Corporate Governance, Market Share, and Intellectual Capital Disclosure:
Evidence from the Indonesian Agriculture and Mining Sectors
Saarce Elsye Hatane1
Elenne Stefanie Kuanda2
Elizabeth Cornelius3
Josua Tarigan4
1,2,3,4Faculty of Business and Economics, Universitas Kristen Petra, Indonesia
email: [email protected]
DOI: https://doi.org/10.24843/JIAB.2020.v15.i01.p07
Jurnal Ilmiah Akuntansi dan Bisnis
(JIAB)
Volume 15
Issue 1
January 2020
Page 76 - 84
p-ISSN 2302-514X
e-ISSN 2303-1018
ARTICLE INFORMATION:
Received:
30 May 2019
Revised:
01 November 2019
Accepted:
08 January 2020
ABSTRACT
Using a sample of Indonesian agricultural and mining companies, this study aims to provide empirical evidence to prove the effects of auditor type, the board size, and audit committee on intellectual capital disclosure (ICD). The sample consisted of 18 agricultural and 28 mining companies, which were chosen using the content analysis method. The five-year observation period lasted from 2013 to 2017, resulting in 230 units of analysis. Data analysis employed a panel regression model with panel data testing. The study finds a positive impact of auditor type and audit committee on ICD as well as a negative influence of board size on ICD. The results conform to existing stakeholder and legitimacy theories.

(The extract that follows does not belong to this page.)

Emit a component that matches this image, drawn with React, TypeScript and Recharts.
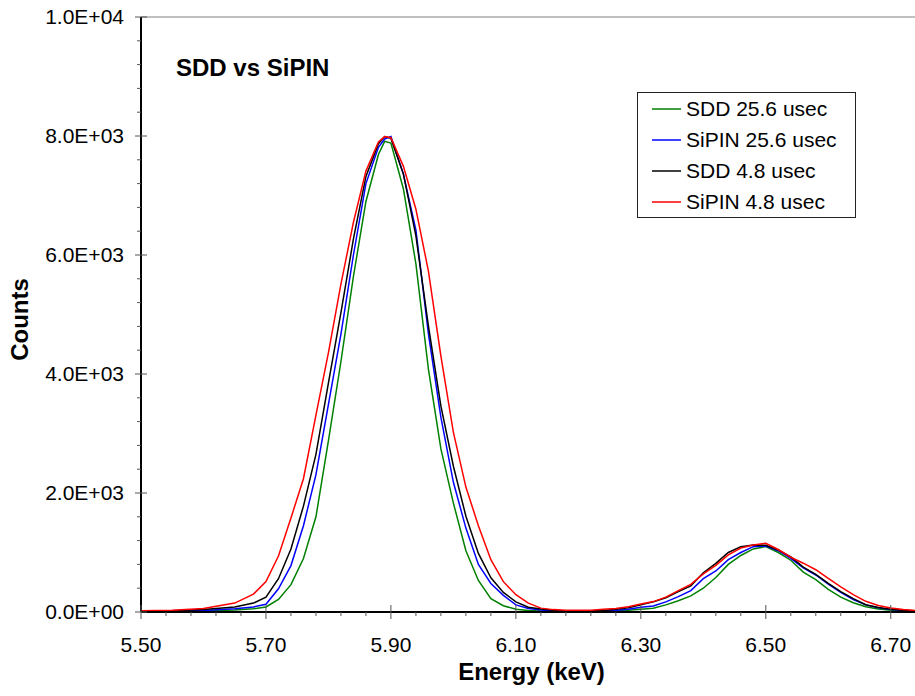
import { LineChart, Line, XAxis, YAxis, ReferenceLine, Legend, Label } from 'recharts'

const FONT = "'Liberation Sans', Arial, sans-serif"

// energy grid (keV)
const energy = [
  5.5, 5.55, 5.6, 5.65, 5.68, 5.7, 5.72, 5.74, 5.76, 5.78, 5.8, 5.82, 5.84, 5.86, 5.88, 5.89,
  5.9, 5.92, 5.94, 5.96, 5.98, 6.0, 6.02, 6.04, 6.06, 6.08, 6.1, 6.12, 6.14, 6.16, 6.18, 6.2,
  6.22, 6.24, 6.26, 6.28, 6.3, 6.32, 6.34, 6.36, 6.38, 6.4, 6.42, 6.44, 6.46, 6.48, 6.5, 6.52,
  6.54, 6.56, 6.58, 6.6, 6.62, 6.64, 6.66, 6.68, 6.7, 6.72, 6.74,
]

const sdd256 = [
  5, 8, 15, 35, 55, 85, 210, 460, 900, 1600, 2880, 4210, 5640, 6900, 7690, 7910,
  7880, 7110, 5850, 4080, 2740, 1830, 1030, 530, 225, 105, 45, 25, 15, 10, 8, 8,
  8, 10, 18, 28, 45, 62, 120, 190, 270, 400, 580, 800, 950, 1060, 1100, 1000,
  870, 670, 545, 380, 250, 155, 87, 50, 30, 20, 12,
]

const sipin256 = [
  8, 12, 25, 55, 85, 130, 390, 780, 1450, 2310, 3490, 4670, 6000, 7200, 7810, 7950,
  7990, 7360, 6420, 4680, 3270, 2180, 1410, 800, 480, 280, 120, 60, 35, 20, 12, 10,
  12, 18, 30, 45, 80, 101, 170, 258, 360, 560, 690, 880, 1000, 1098, 1110, 1030,
  900, 740, 622, 470, 330, 210, 120, 70, 40, 28, 18,
]

const sdd48 = [
  10, 20, 40, 85, 150, 250, 560, 1060, 1780, 2650, 3850, 5030, 6270, 7320, 7870, 7990,
  7960, 7360, 6320, 4810, 3460, 2450, 1610, 985, 575, 330, 170, 80, 50, 30, 15, 12,
  15, 25, 45, 70, 120, 170, 240, 342, 440, 660, 818, 1000, 1098, 1126, 1120, 1040,
  925, 755, 632, 480, 344, 224, 122, 75, 45, 30, 20,
]

const sipin48 = [
  20, 30, 60, 150, 300, 510, 940, 1580, 2240, 3310, 4360, 5510, 6550, 7410, 7900, 7990,
  7970, 7490, 6770, 5730, 4300, 3020, 2100, 1450, 880, 510, 290, 150, 65, 40, 28, 28,
  30, 45, 60, 90, 134, 175, 250, 360, 465, 640, 785, 960, 1075, 1126, 1154, 1050,
  920, 820, 710, 564, 423, 293, 180, 109, 66, 42, 25,
]

const seriesNames = ['SDD 25.6 usec', 'SiPIN 25.6 usec', 'SDD 4.8 usec', 'SiPIN 4.8 usec']
const seriesKeys = ['sdd256', 'sipin256', 'sdd48', 'sipin48']
const seriesColors = ['#008000', '#0000ff', '#000000', '#ff0000']

const xMajorTicks = [5.5, 5.7, 5.9, 6.1, 6.3, 6.5, 6.7]
const xTicks = [
  5.5, 5.54, 5.58, 5.62, 5.66, 5.7, 5.74, 5.78, 5.82, 5.86, 5.9, 5.94, 5.98, 6.02, 6.06, 6.1,
  6.14, 6.18, 6.22, 6.26, 6.3, 6.34, 6.38, 6.42, 6.46, 6.5, 6.54, 6.58, 6.62, 6.66, 6.7, 6.74,
]
const yMajorTicks = [0, 2000, 4000, 6000, 8000, 10000]
const yTicks = Array.from({ length: 26 }, (_, i) => i * 400)

const data = energy.map((e, i) => ({
  energy: e,
  sdd256: sdd256[i],
  sipin256: sipin256[i],
  sdd48: sdd48[i],
  sipin48: sipin48[i],
}))

const isMajor = (list: number[], v: number) => list.some((m) => Math.abs(m - v) < 1e-6)

function XTick(props: any) {
  const { x, y, payload } = props
  const major = isMajor(xMajorTicks, payload.value)
  return (
    <g>
      <line x1={x} x2={x} y1={major ? y - 7 : y} y2={major ? y + 7 : y + 4} stroke="#555" strokeWidth={1} />
      {major && (
        <text x={x} y={y + 40} textAnchor="middle" fontFamily={FONT} fontSize={21} fill="#000">
          {payload.value.toFixed(2)}
        </text>
      )}
    </g>
  )
}

function YTick(props: any) {
  const { x, y, payload } = props
  const major = isMajor(yMajorTicks, payload.value)
  return (
    <g>
      <line x1={major ? x - 6 : x - 4} x2={major ? x + 6 : x} y1={y} y2={y} stroke="#555" strokeWidth={1} />
      {major && (
        <text x={x - 17} y={y} dy="0.355em" textAnchor="end" fontFamily={FONT} fontSize={21} fill="#000">
          {payload.value.toExponential(1).replace('e+', 'E+').replace(/E\+(\d)$/, 'E+0$1')}
        </text>
      )}
    </g>
  )
}

function LegendBox() {
  return (
    <div
      style={{
        border: '1px solid #222',
        background: '#fff',
        width: 217,
        fontFamily: FONT,
        fontSize: 21,
      }}
    >
      {seriesNames.map((name, i) => (
        <div key={name} style={{ height: 31, display: 'flex', alignItems: 'center' }}>
          <svg width={29} height={4} style={{ marginLeft: 14, display: 'block' }}>
            <line x1={0} x2={29} y1={2} y2={2} stroke={seriesColors[i]} strokeWidth={1.5} />
          </svg>
          <span style={{ marginLeft: 5, color: '#000' }}>{name}</span>
        </div>
      ))}
    </div>
  )
}

export default function App() {
  return (
    <div style={{ position: 'absolute', left: 0, top: 0, width: 915, height: 696, overflow: 'hidden', background: '#fff' }}>
      <LineChart width={922} height={696} data={data} margin={{ top: 17, right: 0, bottom: 0, left: 0 }}>
        <XAxis
          type="number"
          dataKey="energy"
          domain={[5.5, 6.75]}
          ticks={xTicks}
          interval={0}
          tick={<XTick />}
          tickLine={false}
          tickSize={0}
          tickMargin={0}
          axisLine={{ stroke: '#000', strokeWidth: 2 }}
          height={84}
        >
          <Label
            content={({ viewBox }: any) => (
              <text
                x={viewBox.x + viewBox.width / 2}
                y={viewBox.y + 68}
                textAnchor="middle"
                fontFamily={FONT}
                fontSize={24}
                fontWeight="bold"
                fill="#000"
              >
                Energy (keV)
              </text>
            )}
          />
        </XAxis>
        <YAxis
          type="number"
          domain={[0, 10000]}
          ticks={yTicks}
          interval={0}
          tick={<YTick />}
          tickLine={false}
          tickSize={0}
          tickMargin={0}
          axisLine={{ stroke: '#000', strokeWidth: 2 }}
          width={141}
        >
          <Label
            content={({ viewBox }: any) => {
              const cx = 28
              const cy = viewBox.y + viewBox.height / 2 + 5
              return (
                <text
                  x={cx}
                  y={cy}
                  transform={`rotate(-90, ${cx}, ${cy})`}
                  textAnchor="middle"
                  fontFamily={FONT}
                  fontSize={24}
                  fontWeight="bold"
                  fill="#000"
                >
                  Counts
                </text>
              )
            }}
          />
        </YAxis>
        <ReferenceLine y={10000} stroke="#808080" strokeWidth={1} />
        {seriesKeys.map((k, i) => (
          <Line
            key={k}
            type="linear"
            dataKey={k}
            name={seriesNames[i]}
            stroke={seriesColors[i]}
            strokeWidth={1.5}
            dot={false}
            isAnimationActive={false}
          />
        ))}
        <Legend
          layout="vertical"
          align="center"
          verticalAlign="middle"
          content={<LegendBox />}
          wrapperStyle={{ position: 'absolute', left: 637, top: 92, width: 219 }}
        />
      </LineChart>
      <div
        style={{
          position: 'absolute',
          left: 176,
          top: 56,
          fontFamily: FONT,
          fontSize: 24,
          fontWeight: 'bold',
          lineHeight: '24px',
          color: '#000',
        }}
      >
        SDD vs SiPIN
      </div>
    </div>
  )
}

Keywords: Intellectual capital disclosure, auditor type, board size, audit committee.
INTRODUCTION
Presently, firms are entering a knowledge-based era, where the economy is growing with the usage of science and technology. Therefore, firm value is no longer considered solely based on financial performance, but also the performance of intangible assets (Berzkalne & Zelgalve, 2014), such as intellectual capital. Several examples of intellectual capital in a company are employee performance, the firm’s capability to innovate, technology usage, and the company’s reputation in society (Maaloul & Zéghal, 2015). One of the instruments used to communicate intellectual capital is annual report.
An et al. (2011) expressed that companies who disclose intellectual capital will earn several benefits. According to Cheng et al. (2010), firms’ market value will increase by 80 percent when they disclose their ICs. Firstly, companies can reduce intellectual capital between the management and stakeholders. By disclosing IC, firms may also reduce insider trading as all information would have been disclosed. Firms
can also uphold its integrity in front of the stakeholders. The companies that revealed IC to stakeholders, give a signal that they have worked in accordance with existing norms, thus being seen as reputable in the public’s eyes and diverted stakeholders’ attention from negative issues. A good reputation may also help a company to gain new investors.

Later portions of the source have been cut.